(Entries taken from a collection)
——————

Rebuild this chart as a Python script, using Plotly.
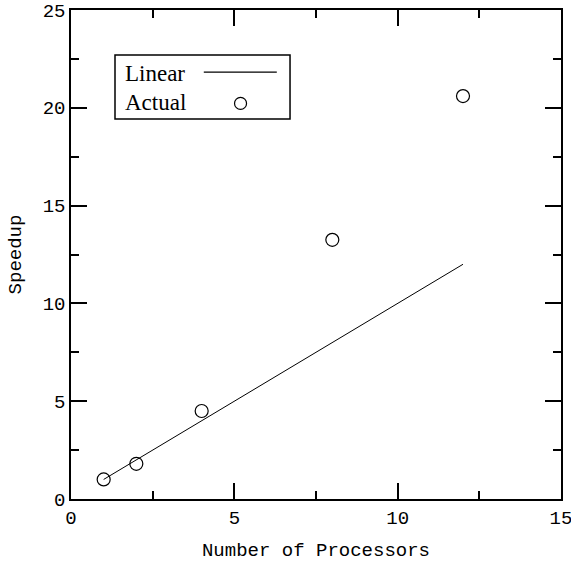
import plotly.graph_objects as go

# Data
processors = [1, 2, 4, 8, 12]
actual_speedup = [1.0, 1.8, 4.5, 13.25, 20.6]
linear_x = [1, 12]
linear_y = [1, 12]

x_ticks = [0, 5, 10, 15]
y_ticks = [0, 5, 10, 15, 20, 25]

mono = "Liberation Mono"
serif = "Liberation Serif"

fig = go.Figure()
fig.add_trace(go.Scatter(x=linear_x, y=linear_y, mode="lines",
                         line=dict(color="black", width=1), name="Linear",
                         showlegend=False))
fig.add_trace(go.Scatter(x=processors, y=actual_speedup, mode="markers",
                         marker=dict(symbol="circle-open", size=13, color="black",
                                     line=dict(width=1.2, color="black")),
                         name="Actual", showlegend=False, cliponaxis=False))

axis_common = dict(
    showgrid=False, zeroline=False, showline=True, linecolor="black", linewidth=1.5,
    mirror="ticks", ticks="inside", ticklen=16, tickwidth=1.5, tickcolor="black",
    tickfont=dict(family=mono, size=19, color="black"),
    automargin=False, ticklabeloverflow="allow",
)

fig.update_xaxes(range=[0, 15], tickvals=x_ticks, ticktext=[str(v) for v in x_ticks],
                 minor=dict(ticks="inside", ticklen=8, tickwidth=1.5, tickcolor="black", dtick=2.5, tick0=0),
                 title=dict(text="Number of Processors", font=dict(family=mono, size=19, color="black"),
                            standoff=14),
                 **axis_common)
fig.update_yaxes(range=[0, 25], tickvals=y_ticks, ticktext=[str(v) for v in y_ticks],
                 minor=dict(ticks="inside", ticklen=8, tickwidth=1.5, tickcolor="black", dtick=2.5, tick0=0),
                 title=dict(text="Speedup", font=dict(family=mono, size=19, color="black"),
                            standoff=16),
                 **axis_common)

# Legend box (text left, symbol right)
fig.add_shape(type="rect", xref="paper", yref="paper", x0=0.0898, x1=0.447, y0=0.777, y1=0.908,
              line=dict(color="black", width=1.5), fillcolor="white", layer="above")
fig.add_shape(type="line", xref="paper", yref="paper", x0=0.271, x1=0.420, y0=0.873, y1=0.873,
              line=dict(color="black", width=1.2))
fig.add_shape(type="circle", xref="paper", yref="paper", xsizemode="pixel", ysizemode="pixel",
              xanchor=0.346, yanchor=0.809, x0=-6, x1=6, y0=-6, y1=6,
              line=dict(color="black", width=1.2))
fig.add_annotation(text="Linear", xref="paper", yref="paper", x=0.106, y=0.871,
                   xanchor="left", yanchor="middle", showarrow=False,
                   font=dict(family=serif, size=23, color="black"))
fig.add_annotation(text="Actual", xref="paper", yref="paper", x=0.106, y=0.810,
                   xanchor="left", yanchor="middle", showarrow=False,
                   font=dict(family=serif, size=23, color="black"))

fig.update_layout(width=571, height=562, margin=dict(l=71, r=10, t=10, b=63),
                  plot_bgcolor="white", paper_bgcolor="white", showlegend=False)

fig.write_html("out.html", config={"displayModeBar": False},
               post_script="document.body.style.margin='0';document.body.style.overflow='hidden';")
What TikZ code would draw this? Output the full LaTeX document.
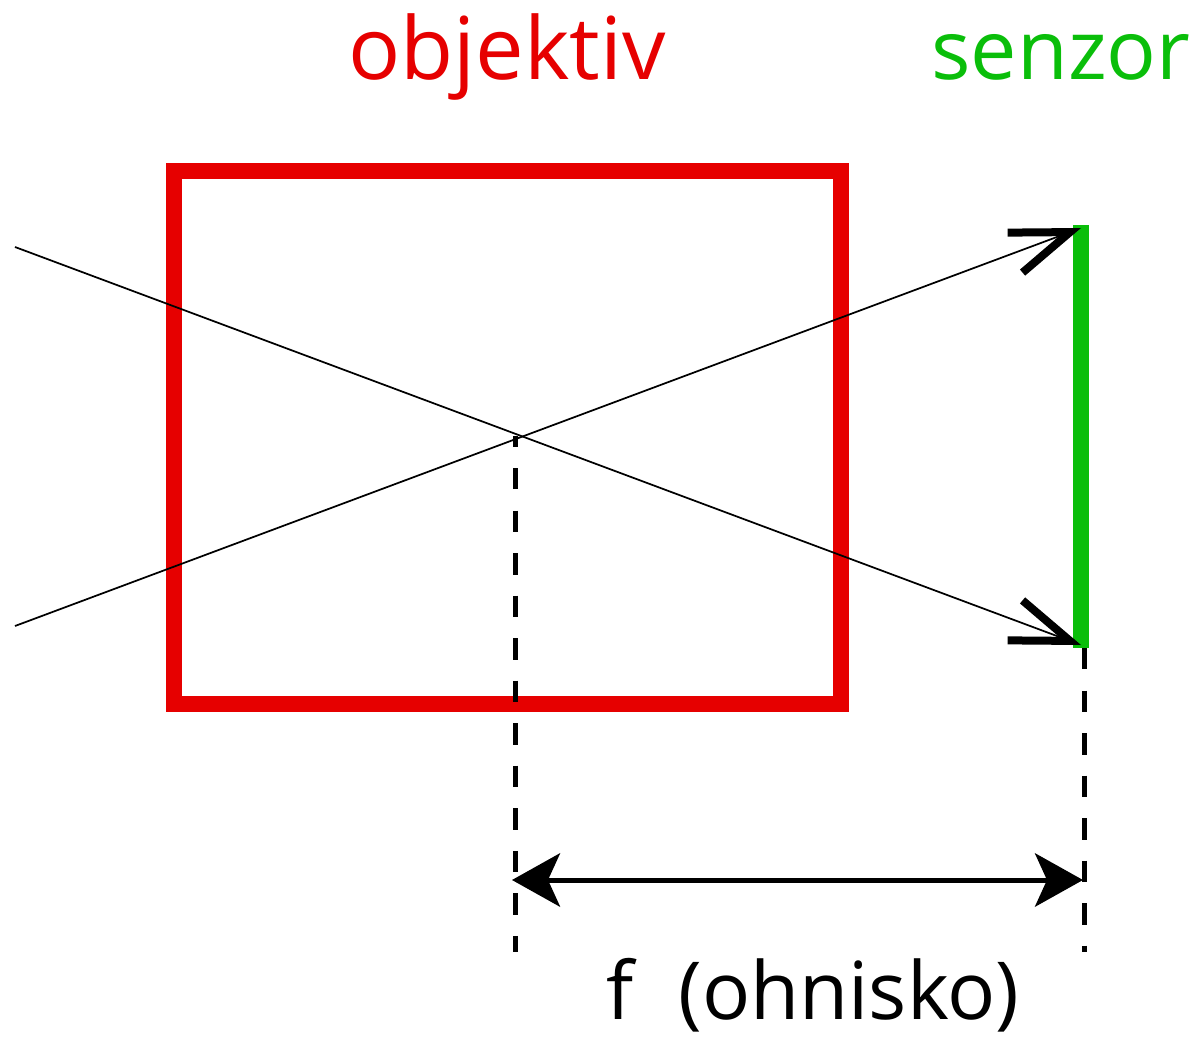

——————

◆ **What is expected**
Set down the complete material exactly, but do not include the images.

◆ **Solution to this task**
Rebuild this chart as a Python script, using Plotly.
import plotly.graph_objects as go

# Data
processors = [1, 2, 4, 8, 12]
actual_speedup = [1.0, 1.8, 4.5, 13.25, 20.6]
linear_x = [1, 12]
linear_y = [1, 12]

x_ticks = [0, 5, 10, 15]
y_ticks = [0, 5, 10, 15, 20, 25]

mono = "Liberation Mono"
serif = "Liberation Serif"

fig = go.Figure()
fig.add_trace(go.Scatter(x=linear_x, y=linear_y, mode="lines",
                         line=dict(color="black", width=1), name="Linear",
                         showlegend=False))
fig.add_trace(go.Scatter(x=processors, y=actual_speedup, mode="markers",
                         marker=dict(symbol="circle-open", size=13, color="black",
                                     line=dict(width=1.2, color="black")),
                         name="Actual", showlegend=False, cliponaxis=False))

axis_common = dict(
    showgrid=False, zeroline=False, showline=True, linecolor="black", linewidth=1.5,
    mirror="ticks", ticks="inside", ticklen=16, tickwidth=1.5, tickcolor="black",
    tickfont=dict(family=mono, size=19, color="black"),
    automargin=False, ticklabeloverflow="allow",
)

fig.update_xaxes(range=[0, 15], tickvals=x_ticks, ticktext=[str(v) for v in x_ticks],
                 minor=dict(ticks="inside", ticklen=8, tickwidth=1.5, tickcolor="black", dtick=2.5, tick0=0),
                 title=dict(text="Number of Processors", font=dict(family=mono, size=19, color="black"),
                            standoff=14),
                 **axis_common)
fig.update_yaxes(range=[0, 25], tickvals=y_ticks, ticktext=[str(v) for v in y_ticks],
                 minor=dict(ticks="inside", ticklen=8, tickwidth=1.5, tickcolor="black", dtick=2.5, tick0=0),
                 title=dict(text="Speedup", font=dict(family=mono, size=19, color="black"),
                            standoff=16),
                 **axis_common)

# Legend box (text left, symbol right)
fig.add_shape(type="rect", xref="paper", yref="paper", x0=0.0898, x1=0.447, y0=0.777, y1=0.908,
              line=dict(color="black", width=1.5), fillcolor="white", layer="above")
fig.add_shape(type="line", xref="paper", yref="paper", x0=0.271, x1=0.420, y0=0.873, y1=0.873,
              line=dict(color="black", width=1.2))
fig.add_shape(type="circle", xref="paper", yref="paper", xsizemode="pixel", ysizemode="pixel",
              xanchor=0.346, yanchor=0.809, x0=-6, x1=6, y0=-6, y1=6,
              line=dict(color="black", width=1.2))
fig.add_annotation(text="Linear", xref="paper", yref="paper", x=0.106, y=0.871,
                   xanchor="left", yanchor="middle", showarrow=False,
                   font=dict(family=serif, size=23, color="black"))
fig.add_annotation(text="Actual", xref="paper", yref="paper", x=0.106, y=0.810,
                   xanchor="left", yanchor="middle", showarrow=False,
                   font=dict(family=serif, size=23, color="black"))

fig.update_layout(width=571, height=562, margin=dict(l=71, r=10, t=10, b=63),
                  plot_bgcolor="white", paper_bgcolor="white", showlegend=False)

fig.write_html("out.html", config={"displayModeBar": False},
               post_script="document.body.style.margin='0';document.body.style.overflow='hidden';")
What TikZ code would draw this? Output the full LaTeX document.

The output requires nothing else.